▶ **SHORT TASK**
In the data below, find every line that has the string "React", and copy it.

▶

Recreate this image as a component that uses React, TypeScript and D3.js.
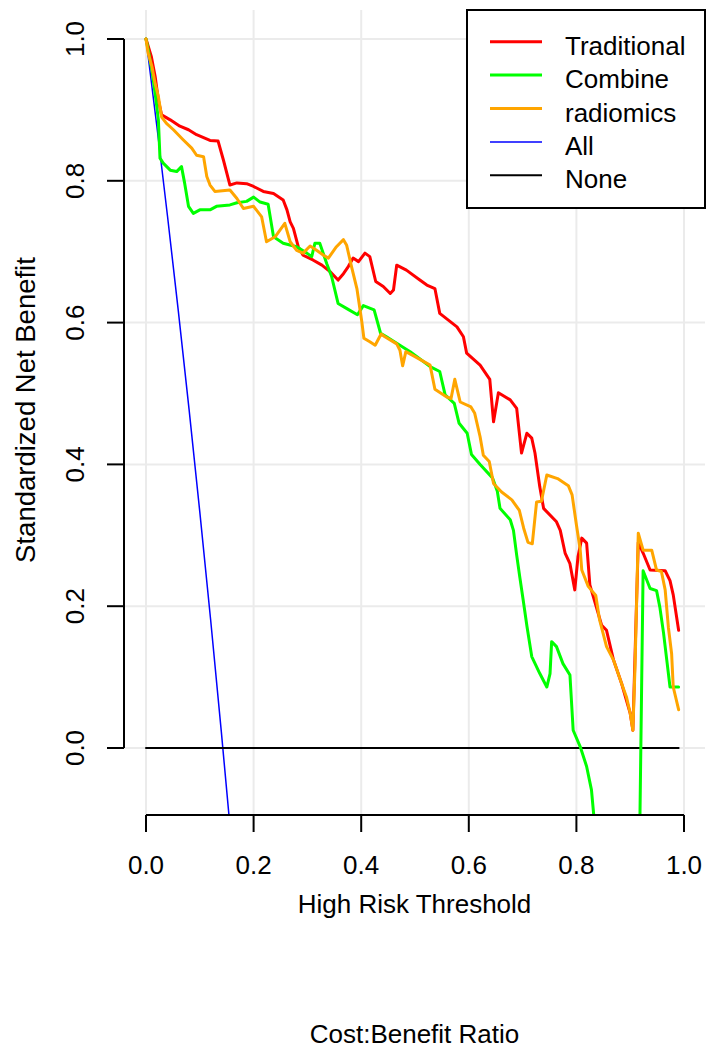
import React from "react";
import * as d3 from "d3";

// ---------- data ----------
const seriesNames = ["Traditional", "Combine", "radiomics", "All", "None"];

const traditional: [number, number][] = [
  [0, 1.0], [0.01, 0.975], [0.017, 0.947], [0.023, 0.914], [0.029, 0.893], [0.045, 0.886],
  [0.063, 0.877], [0.079, 0.872], [0.094, 0.865], [0.119, 0.857], [0.134, 0.856], [0.144, 0.829],
  [0.156, 0.794], [0.169, 0.797], [0.187, 0.796], [0.2, 0.792], [0.218, 0.785], [0.237, 0.782],
  [0.255, 0.773], [0.262, 0.759], [0.268, 0.742], [0.274, 0.733], [0.283, 0.707], [0.292, 0.695],
  [0.311, 0.688], [0.327, 0.681], [0.342, 0.672], [0.357, 0.66], [0.367, 0.669], [0.376, 0.679],
  [0.385, 0.691], [0.395, 0.686], [0.407, 0.698], [0.416, 0.693], [0.427, 0.658], [0.441, 0.651],
  [0.454, 0.641], [0.46, 0.646], [0.466, 0.681], [0.484, 0.674], [0.509, 0.66], [0.522, 0.653],
  [0.537, 0.648], [0.546, 0.613], [0.578, 0.594], [0.59, 0.58], [0.596, 0.557], [0.621, 0.54],
  [0.639, 0.52], [0.646, 0.46], [0.655, 0.501], [0.677, 0.491], [0.689, 0.479], [0.698, 0.416],
  [0.708, 0.444], [0.717, 0.437], [0.723, 0.416], [0.732, 0.368], [0.739, 0.338], [0.763, 0.319],
  [0.77, 0.307], [0.779, 0.275], [0.788, 0.26], [0.797, 0.223], [0.803, 0.27], [0.81, 0.296],
  [0.819, 0.289], [0.825, 0.23], [0.847, 0.173], [0.856, 0.166], [0.869, 0.124], [0.884, 0.091],
  [0.9, 0.049], [0.905, 0.025], [0.915, 0.29], [0.924, 0.275], [0.937, 0.251], [0.965, 0.25],
  [0.974, 0.236], [0.98, 0.216], [0.99, 0.166],
];

const combine: [number, number][] = [
  [0, 1.0], [0.004, 0.985], [0.011, 0.956], [0.017, 0.923], [0.02, 0.905], [0.023, 0.886],
  [0.026, 0.832], [0.032, 0.825], [0.045, 0.815], [0.057, 0.813], [0.066, 0.82], [0.072, 0.796],
  [0.079, 0.764], [0.088, 0.754], [0.1, 0.759], [0.119, 0.759], [0.131, 0.764], [0.156, 0.766],
  [0.169, 0.769], [0.187, 0.771], [0.2, 0.777], [0.212, 0.77], [0.227, 0.767], [0.237, 0.721],
  [0.255, 0.712], [0.28, 0.707], [0.299, 0.698], [0.308, 0.693], [0.314, 0.712], [0.323, 0.712],
  [0.336, 0.683], [0.345, 0.665], [0.357, 0.627], [0.375, 0.619], [0.393, 0.611], [0.404, 0.624],
  [0.424, 0.618], [0.436, 0.585], [0.447, 0.58], [0.466, 0.571], [0.491, 0.559], [0.528, 0.538],
  [0.546, 0.531], [0.556, 0.498], [0.573, 0.486], [0.582, 0.458], [0.597, 0.444], [0.605, 0.414],
  [0.621, 0.4], [0.644, 0.381], [0.653, 0.362], [0.658, 0.338], [0.677, 0.322], [0.683, 0.307],
  [0.689, 0.272], [0.695, 0.24], [0.701, 0.209], [0.708, 0.172], [0.717, 0.129], [0.732, 0.105],
  [0.745, 0.086], [0.751, 0.105], [0.754, 0.15], [0.763, 0.143], [0.775, 0.119], [0.788, 0.103],
  [0.794, 0.025], [0.807, 0.002], [0.819, -0.026], [0.828, -0.059], [0.84, -0.16], [0.85, -0.4],
  [0.913, -0.4], [0.924, 0.25], [0.937, 0.225], [0.949, 0.222], [0.955, 0.199], [0.962, 0.162],
  [0.968, 0.124], [0.974, 0.086], [0.99, 0.086],
];

const radiomics: [number, number][] = [
  [0, 1.0], [0.004, 0.98], [0.011, 0.961], [0.017, 0.937], [0.023, 0.919], [0.029, 0.89],
  [0.038, 0.881], [0.051, 0.872], [0.069, 0.858], [0.085, 0.846], [0.094, 0.836], [0.107, 0.834],
  [0.113, 0.806], [0.119, 0.794], [0.128, 0.785], [0.156, 0.787], [0.169, 0.775], [0.181, 0.761],
  [0.2, 0.764], [0.215, 0.749], [0.224, 0.714], [0.24, 0.721], [0.258, 0.74], [0.268, 0.714],
  [0.28, 0.702], [0.292, 0.698], [0.305, 0.708], [0.317, 0.702], [0.33, 0.695], [0.339, 0.691],
  [0.354, 0.707], [0.367, 0.717], [0.373, 0.709], [0.382, 0.679], [0.392, 0.648], [0.401, 0.602],
  [0.405, 0.578], [0.416, 0.573], [0.426, 0.568], [0.437, 0.584], [0.444, 0.58], [0.466, 0.57],
  [0.472, 0.561], [0.477, 0.539], [0.483, 0.559], [0.5, 0.552], [0.528, 0.54], [0.537, 0.506],
  [0.559, 0.495], [0.567, 0.493], [0.574, 0.52], [0.584, 0.488], [0.604, 0.481], [0.611, 0.472],
  [0.621, 0.439], [0.627, 0.413], [0.638, 0.404], [0.646, 0.373], [0.661, 0.361], [0.68, 0.35],
  [0.694, 0.335], [0.702, 0.31], [0.71, 0.29], [0.718, 0.288], [0.726, 0.347], [0.735, 0.348],
  [0.745, 0.385], [0.765, 0.38], [0.785, 0.37], [0.792, 0.357], [0.8, 0.315], [0.807, 0.28],
  [0.81, 0.251], [0.822, 0.228], [0.836, 0.215], [0.843, 0.181], [0.856, 0.143], [0.869, 0.124],
  [0.884, 0.091], [0.893, 0.072], [0.9, 0.049], [0.905, 0.025], [0.909, 0.115], [0.915, 0.303],
  [0.924, 0.279], [0.94, 0.279], [0.949, 0.251], [0.958, 0.249], [0.965, 0.223], [0.971, 0.17],
  [0.977, 0.133], [0.98, 0.086], [0.99, 0.054],
];

const treatAll: [number, number][] = [
  [0, 1.0], [0.02, 0.878], [0.04, 0.75], [0.06, 0.617], [0.08, 0.478], [0.1, 0.333],
  [0.12, 0.182], [0.14, 0.023], [0.16, -0.143],
];

const treatNone: [number, number][] = [
  [0, 0], [0.99, 0],
];

const xTicks = [0, 0.2, 0.4, 0.6, 0.8, 1.0];
const yTicks = [0, 0.2, 0.4, 0.6, 0.8, 1.0];
const xTickLabels = ["0.0", "0.2", "0.4", "0.6", "0.8", "1.0"];
const yTickLabels = ["0.0", "0.2", "0.4", "0.6", "0.8", "1.0"];

const colors = ["#FF0000", "#00FF00", "#FFA500", "#0000FF", "#000000"];
const widths = [3, 3, 3, 1.5, 2];

export default function App() {
  const W = 712;
  const H = 1058;
  const plot = { left: 124, right: 705, top: 10, bottom: 815 };
  const x = d3.scaleLinear().domain([0, 1]).range([146, 684]);
  const y = d3.scaleLinear().domain([0, 1]).range([748, 39]);
  const line = d3
    .line<[number, number]>()
    .x((d) => x(d[0]))
    .y((d) => y(d[1]));

  const font = "'Liberation Sans', Arial, sans-serif";
  const fs = 26;
  const seriesData = [traditional, combine, radiomics, treatAll, treatNone];
  const drawOrder = [3, 4, 0, 1, 2];

  const legend = { x: 467, y: 10, w: 238, h: 198 };
  const rowY = (i: number) => 41.7 + i * 33.4;

  return (
    <svg
      width={W}
      height={H}
      style={{ position: "absolute", left: 0, top: 0, background: "#fff" }}
      fontFamily={font}
    >
      <rect x={0} y={0} width={W} height={H} fill="#fff" />
      <defs>
        <clipPath id="plotclip">
          <rect
            x={plot.left}
            y={plot.top}
            width={plot.right - plot.left}
            height={plot.bottom - plot.top}
          />
        </clipPath>
      </defs>
      {/* grid */}
      <g stroke="#EBEBEB" strokeWidth={2}>
        {xTicks.map((t) => (
          <line key={"gx" + t} x1={x(t)} x2={x(t)} y1={plot.top} y2={plot.bottom} />
        ))}
        {yTicks.map((t) => (
          <line key={"gy" + t} x1={plot.left} x2={plot.right} y1={y(t)} y2={y(t)} />
        ))}
      </g>
      {/* series */}
      <g clipPath="url(#plotclip)" fill="none" strokeLinejoin="round" strokeLinecap="round">
        {drawOrder.map((i) => (
          <path
            key={seriesNames[i]}
            d={line(seriesData[i]) || ""}
            stroke={colors[i]}
            strokeWidth={widths[i]}
          />
        ))}
      </g>
      {/* axes */}
      <g stroke="#000" strokeWidth={2}>
        <line x1={x(0)} x2={x(1)} y1={plot.bottom} y2={plot.bottom} />
        {xTicks.map((t) => (
          <line key={"xt" + t} x1={x(t)} x2={x(t)} y1={plot.bottom} y2={plot.bottom + 17} />
        ))}
        <line x1={plot.left} x2={plot.left} y1={y(0)} y2={y(1)} />
        {yTicks.map((t) => (
          <line key={"yt" + t} x1={plot.left - 17} x2={plot.left} y1={y(t)} y2={y(t)} />
        ))}
      </g>
      <g fontSize={fs} fill="#000">
        {xTicks.map((t, i) => (
          <text key={"xl" + t} x={x(t)} y={874} textAnchor="middle">
            {xTickLabels[i]}
          </text>
        ))}
        {yTicks.map((t, i) => (
          <text
            key={"yl" + t}
            transform={`translate(84,${y(t)}) rotate(-90)`}
            textAnchor="middle"
          >
            {yTickLabels[i]}
          </text>
        ))}
        <text x={(plot.left + plot.right) / 2} y={913} textAnchor="middle">
          High Risk Threshold
        </text>
        <text x={(plot.left + plot.right) / 2} y={1043} textAnchor="middle">
          Cost:Benefit Ratio
        </text>
        <text
          transform={`translate(35,410) rotate(-90)`}
          textAnchor="middle"
          fontSize={27.5}
        >
          Standardized Net Benefit
        </text>
      </g>
      {/* legend */}
      <g>
        <rect
          x={legend.x}
          y={legend.y}
          width={legend.w}
          height={legend.h}
          fill="#fff"
          stroke="#000"
          strokeWidth={2}
        />
        {seriesNames.map((name, i) => (
          <g key={"lg" + name}>
            <line
              x1={490}
              x2={542}
              y1={rowY(i)}
              y2={rowY(i)}
              stroke={colors[i]}
              strokeWidth={widths[i]}
            />
            <text x={565} y={rowY(i) + 13} fontSize={fs} fill="#000">
              {name}
            </text>
          </g>
        ))}
      </g>
    </svg>
  );
}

◀

▶ **COMPLETE ANSWER**
Recreate this image as a component that uses React, TypeScript and D3.js.
import React from "react";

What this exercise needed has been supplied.